* Work to complete: Scan the material that follows. Copy every line containing the word "with".

* Material:
++++++
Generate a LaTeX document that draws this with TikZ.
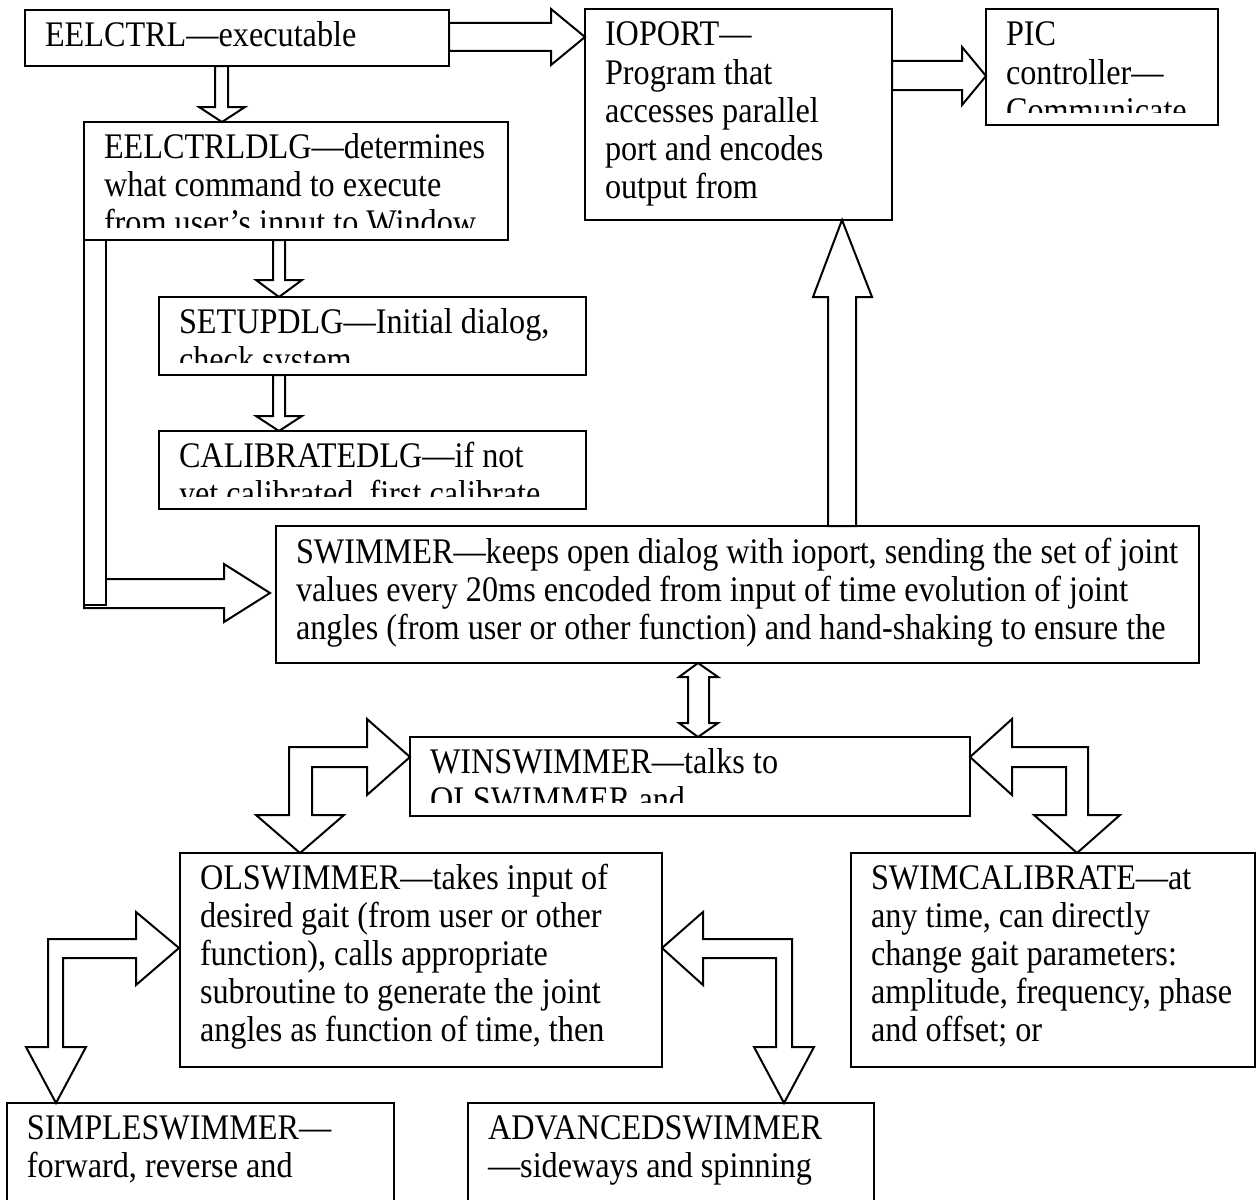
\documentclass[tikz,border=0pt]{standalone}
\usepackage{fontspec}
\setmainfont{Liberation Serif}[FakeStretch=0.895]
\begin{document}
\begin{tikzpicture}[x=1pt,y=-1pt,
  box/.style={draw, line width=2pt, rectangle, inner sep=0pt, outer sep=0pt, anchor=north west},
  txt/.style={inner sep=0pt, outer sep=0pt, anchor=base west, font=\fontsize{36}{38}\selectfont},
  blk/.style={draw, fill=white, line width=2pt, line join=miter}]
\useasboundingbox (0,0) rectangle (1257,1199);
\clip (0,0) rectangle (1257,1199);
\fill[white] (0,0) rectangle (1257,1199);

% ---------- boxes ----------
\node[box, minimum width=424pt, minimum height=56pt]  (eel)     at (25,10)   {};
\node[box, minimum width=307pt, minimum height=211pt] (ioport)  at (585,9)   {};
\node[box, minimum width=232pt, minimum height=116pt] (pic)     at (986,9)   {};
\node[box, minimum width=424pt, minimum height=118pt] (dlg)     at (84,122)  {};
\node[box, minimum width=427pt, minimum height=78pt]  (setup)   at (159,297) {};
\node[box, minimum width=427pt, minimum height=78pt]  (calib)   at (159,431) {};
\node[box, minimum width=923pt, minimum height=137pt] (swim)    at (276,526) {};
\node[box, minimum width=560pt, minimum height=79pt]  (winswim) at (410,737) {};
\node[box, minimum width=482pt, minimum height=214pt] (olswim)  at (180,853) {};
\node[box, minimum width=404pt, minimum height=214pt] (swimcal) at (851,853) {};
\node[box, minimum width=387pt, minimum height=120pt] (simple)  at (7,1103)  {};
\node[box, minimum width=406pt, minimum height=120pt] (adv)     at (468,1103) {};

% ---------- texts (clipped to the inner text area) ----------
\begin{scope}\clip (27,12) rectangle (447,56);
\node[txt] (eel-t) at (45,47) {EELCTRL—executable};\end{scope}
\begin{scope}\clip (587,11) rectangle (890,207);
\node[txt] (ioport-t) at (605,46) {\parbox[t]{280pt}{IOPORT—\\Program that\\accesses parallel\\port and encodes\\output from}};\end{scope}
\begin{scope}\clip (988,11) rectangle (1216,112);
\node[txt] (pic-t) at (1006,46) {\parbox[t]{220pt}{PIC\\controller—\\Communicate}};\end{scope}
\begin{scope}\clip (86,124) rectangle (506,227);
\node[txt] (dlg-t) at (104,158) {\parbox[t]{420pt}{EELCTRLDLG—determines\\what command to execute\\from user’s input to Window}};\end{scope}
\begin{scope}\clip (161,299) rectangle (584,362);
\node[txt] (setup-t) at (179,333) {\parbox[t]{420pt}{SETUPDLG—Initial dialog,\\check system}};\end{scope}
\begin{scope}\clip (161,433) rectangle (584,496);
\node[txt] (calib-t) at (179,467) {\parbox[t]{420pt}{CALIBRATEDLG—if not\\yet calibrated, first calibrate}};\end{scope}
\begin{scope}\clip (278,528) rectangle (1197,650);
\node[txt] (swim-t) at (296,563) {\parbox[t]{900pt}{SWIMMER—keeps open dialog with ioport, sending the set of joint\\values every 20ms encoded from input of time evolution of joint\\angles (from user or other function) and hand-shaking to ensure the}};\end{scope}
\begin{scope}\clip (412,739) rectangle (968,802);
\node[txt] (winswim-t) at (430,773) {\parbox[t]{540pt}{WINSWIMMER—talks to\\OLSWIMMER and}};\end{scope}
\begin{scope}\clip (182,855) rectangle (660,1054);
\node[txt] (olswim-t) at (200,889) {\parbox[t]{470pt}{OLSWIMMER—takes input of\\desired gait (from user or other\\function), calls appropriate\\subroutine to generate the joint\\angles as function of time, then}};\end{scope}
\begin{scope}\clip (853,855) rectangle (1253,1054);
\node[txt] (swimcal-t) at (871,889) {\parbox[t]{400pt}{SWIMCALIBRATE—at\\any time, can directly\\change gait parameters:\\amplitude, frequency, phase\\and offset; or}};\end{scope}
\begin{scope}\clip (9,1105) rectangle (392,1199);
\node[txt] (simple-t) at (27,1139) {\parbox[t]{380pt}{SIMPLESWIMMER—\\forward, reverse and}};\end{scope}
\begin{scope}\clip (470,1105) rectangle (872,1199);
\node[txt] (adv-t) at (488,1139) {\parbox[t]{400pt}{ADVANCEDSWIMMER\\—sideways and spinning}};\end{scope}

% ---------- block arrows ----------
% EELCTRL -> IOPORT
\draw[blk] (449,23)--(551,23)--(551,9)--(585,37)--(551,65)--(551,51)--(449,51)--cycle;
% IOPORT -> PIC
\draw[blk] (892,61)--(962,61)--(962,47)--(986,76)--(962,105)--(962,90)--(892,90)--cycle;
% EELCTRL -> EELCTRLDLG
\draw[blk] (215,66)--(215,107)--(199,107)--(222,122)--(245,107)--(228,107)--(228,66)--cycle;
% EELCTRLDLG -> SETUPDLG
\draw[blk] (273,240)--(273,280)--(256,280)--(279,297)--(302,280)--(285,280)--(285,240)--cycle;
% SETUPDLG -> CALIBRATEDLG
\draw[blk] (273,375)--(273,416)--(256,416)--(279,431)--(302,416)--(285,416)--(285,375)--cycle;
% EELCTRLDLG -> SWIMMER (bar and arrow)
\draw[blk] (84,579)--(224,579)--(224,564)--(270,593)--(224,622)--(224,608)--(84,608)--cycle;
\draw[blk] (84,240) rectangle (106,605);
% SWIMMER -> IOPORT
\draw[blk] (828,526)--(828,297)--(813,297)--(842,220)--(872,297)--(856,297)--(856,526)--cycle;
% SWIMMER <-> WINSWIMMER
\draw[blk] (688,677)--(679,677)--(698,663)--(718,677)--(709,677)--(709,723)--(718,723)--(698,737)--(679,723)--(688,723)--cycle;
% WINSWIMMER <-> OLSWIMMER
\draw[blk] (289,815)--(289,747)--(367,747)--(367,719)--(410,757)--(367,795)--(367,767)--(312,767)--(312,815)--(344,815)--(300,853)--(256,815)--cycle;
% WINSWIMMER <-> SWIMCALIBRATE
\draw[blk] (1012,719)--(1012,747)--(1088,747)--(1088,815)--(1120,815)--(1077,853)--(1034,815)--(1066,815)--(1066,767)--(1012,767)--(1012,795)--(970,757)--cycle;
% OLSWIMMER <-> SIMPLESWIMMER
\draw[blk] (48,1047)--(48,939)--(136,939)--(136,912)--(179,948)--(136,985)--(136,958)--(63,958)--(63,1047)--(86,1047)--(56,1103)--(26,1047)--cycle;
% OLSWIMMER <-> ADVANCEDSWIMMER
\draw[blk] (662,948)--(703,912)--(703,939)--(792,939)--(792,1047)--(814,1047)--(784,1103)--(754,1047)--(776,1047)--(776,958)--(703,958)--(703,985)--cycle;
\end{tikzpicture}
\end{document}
++++++
* Response for this exercise:
Generate a LaTeX document that draws this with TikZ.
\node[txt] (swim-t) at (296,563) {\parbox[t]{900pt}{SWIMMER—keeps open dialog with ioport, sending the set of joint\\values every 20ms encoded from input of time evolution of joint\\angles (from user or other function) and hand-shaking to ensure the}};\end{scope}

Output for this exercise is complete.